Anderswo, meine sehr geehrten Damen und Herren – weil der Name Schleußer fällt –, treten dafür Minister und Ministerpräsidenten zurück.

(Beifall bei Abgeordneten der SPD und des BÜND- NISSES 90/DIE GRÜNEN – Dr. Bernhard (CSU): Rau!)

In Bayern erklären Sie das zur reinen Privatangelegenheit.

(Ach (CSU): Der Rau ist Bundespräsident geworden!)

Das ist schon ein merkwürdiges Rechtsverständnis.

(Dr. Bernhard (CSU): Bei Herrn Rau!)

Ich meine, gleiches Recht, gleiche Maßstäbe für alle.

(Beifall bei Abgeordneten der SPD – Dr. Bernhard (CSU): Auch für den Herrn Rau!)

Meine sehr geehrten Damen und Herren, nachhaltiger Einsatz für Demokratie, Freiheit und Rechtsstaatlichkeit bedeutet auch, dass wir gemeinsam rechtsradikalen oder rechtspopulistischen Parteien in Europa das Wasser abgraben – –

(Hofmann (CSU): Und die Kommunisten in der PDS!)

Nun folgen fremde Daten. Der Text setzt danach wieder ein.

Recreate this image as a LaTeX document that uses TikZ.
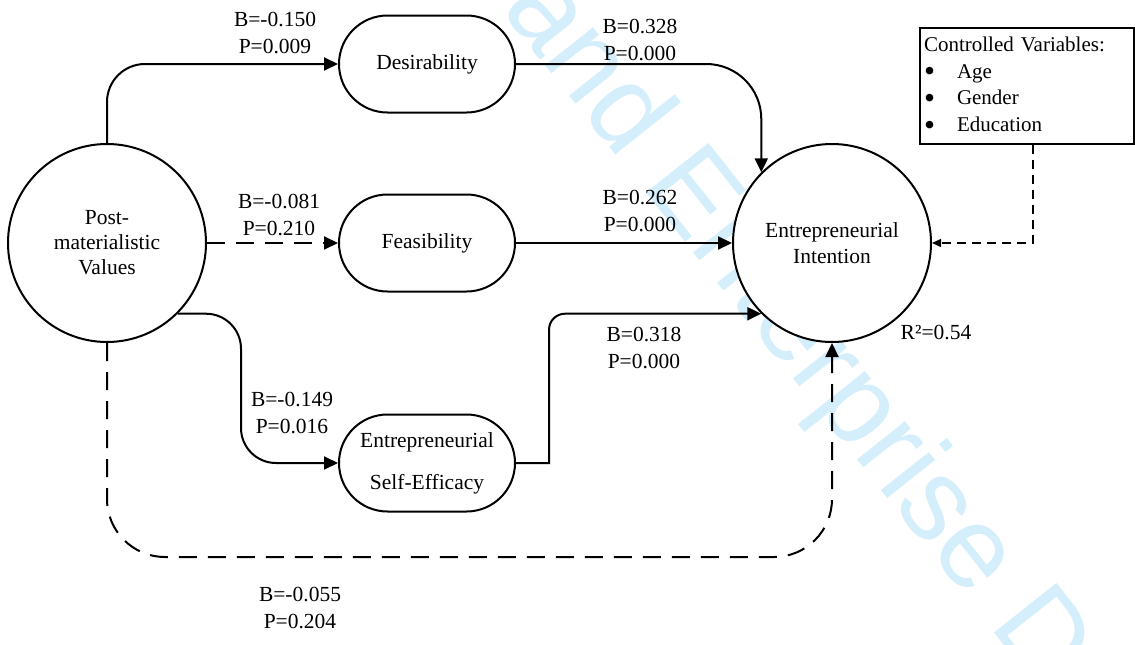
\documentclass[tikz,border=0pt]{standalone}
\usepackage{fontspec}
\usepackage{graphicx}
\setmainfont{Liberation Serif}
\newfontfamily\wmfont{Liberation Sans}
\usetikzlibrary{shapes.misc,arrows.meta,calc}
\definecolor{wmblue}{RGB}{212,238,251}
\newcommand{\listdot}{\makebox[33pt][l]{\raisebox{-0.17em}{\scalebox{1.5}{\textbullet}}}}

\begin{document}
\begin{tikzpicture}[x=1pt,y=-1pt,
  every node/.style={font=\fontsize{21.5}{27}\selectfont, inner sep=0pt},
  latent/.style={circle, draw, line width=2pt, fill=white, minimum size=198pt, align=center},
  stadium/.style={rounded rectangle, draw, line width=2pt, fill=white,
                  minimum width=176pt, minimum height=97pt, align=center},
  link/.style={line width=2pt, -{Triangle[length=14pt,width=13pt]}},
  nslink/.style={link, dash pattern=on 18pt off 11pt},
  coef/.style={align=center},
]
\useasboundingbox (0,0) rectangle (1135,645);

% background watermark
\begin{scope}
  \clip (0,0) rectangle (1135,645);
  \node[anchor=base west, rotate=-51.6, text=wmblue,
        font=\fontsize{116}{116}\wmfont] (wm) at (500,9) {and Enterprise D};
\end{scope}

% constructs
\node[latent, font=\fontsize{21.5}{25}\selectfont] (pmv) at (107,243) {Post-\\materialistic\\Values};
\node[stadium] (des) at (427,64) {Desirability};
\node[stadium] (fea) at (427,243) {Feasibility};
\node[stadium, font=\fontsize{21.5}{42}\selectfont] (ese) at (427,463) {Entrepreneurial\\Self-Efficacy};
\node[latent, font=\fontsize{21.5}{26}\selectfont] (ei) at (832,243) {Entrepreneurial\\Intention};

% controls
\node[draw, line width=1.3pt, minimum width=214pt, minimum height=116pt, text width=206pt,
      inner xsep=4pt, align=left, font=\fontsize{21}{26.7}\selectfont] (ctrl) at (1027,86)
  {Controlled Variables:\\
   \listdot Age\\
   \listdot Gender\\
   \listdot Education};

% paths
\draw[link, rounded corners=38] (pmv.north) |- (des.west);
\draw[nslink] (pmv.east) -- (fea.west);
\draw[link, rounded corners=35] (pmv.-45) -| ([xshift=-97pt]ese.west) [rounded corners=45] -- (ese.west);
\draw[link, rounded corners=55] (des.east) -| (ei.135);
\draw[link] (fea.east) -- (ei.west);
\coordinate (eseout) at ($(ese.east)+(33,0)$);
\draw[link] (ese.east) -- (eseout) [rounded corners=16] -- (eseout |- ei.-135) [rounded corners=55] -- (ei.-135);
\draw[nslink, rounded corners=58] (pmv.south) -- ++(0,214) -| (ei.south);
\draw[line width=1.3pt, dash pattern=on 9pt off 6pt, -{Triangle[length=9pt,width=8pt]}]
  ([xshift=6pt]ctrl.south) |- (ei.east);

% coefficients
\node[coef] (c1) at (275,33) {B=-0.150\\P=0.009};
\node[coef] (c2) at (279,215) {B=-0.081\\P=0.210};
\node[coef] (c3) at (292,413) {B=-0.149\\P=0.016};
\node[coef] (c4) at (300,608) {B=-0.055\\P=0.204};
\node[coef] (c5) at (640,40) {B=0.328\\P=0.000};
\node[coef] (c6) at (640,211) {B=0.262\\P=0.000};
\node[coef] (c7) at (644,348) {B=0.318\\P=0.000};
\node (r2) at (936,332) {R²=0.54};
\end{tikzpicture}
\end{document}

Ich hatte gehofft, dass wir wenigstens in diesem Satz Gemeinsamkeit finden.

(Hofmann (CSU): Nichts als Heuchelei!)

Ich bitte um etwas mehr Ruhe. Der Redner muss schon reden können.

Hören Sie doch zu, Herr Hofmann, ob Sie diesen Satz nicht unterschreiben könnten. Nachhaltiger Einsatz

(Hofmann (CSU): Nachhaltige Heuchelei ist das!)

für Demokratie, Freiheit und Rechtstaatlichkeit bedeutet auch, dass wir gemeinsam rechtsradikalen oder rechtspopulistischen Parteien

(Dr. Bernhard (CSU): Und linksradikalen! Sie sind immer auf einem Auge blind! Das ist Ihr Problem!)

das Wasser abgraben und sie nicht hofieren sollten.

(Beifall bei der SPD)

In unserem Nachbarland Österreich geschieht im Augenblick mit dem wahrscheinlichen Regierungseintritt der FPÖ das Gegenteil.

(Prof. Dr. Stockinger (CSU): PDS – PDS – PDS!)

Erstmals kommt damit in einem Mitgliedsstaat der Europäischen Union eine rechtspopulistische Partei mit Hilfe der Konservativen als Seniorpartner in Regierungsverantwortung.

(Zuruf von der CSU: Als Juniorpartner!)

Bald werden wir also wieder FPÖ-Minister in Bayern zu Besuch haben, die herzlich begrüßt werden, wie Haider schon 1991. Damals war Herr Haider in Bayern, und er wurde von Ministerpräsident Streibl empfangen als Hoffnungsträger für Österreich, der „genauso gut bei der CSU sein könnte“. Herr Stoiber hat sich damals eine engere Zusammenarbeit zwischen CSU und FPÖ gewünscht.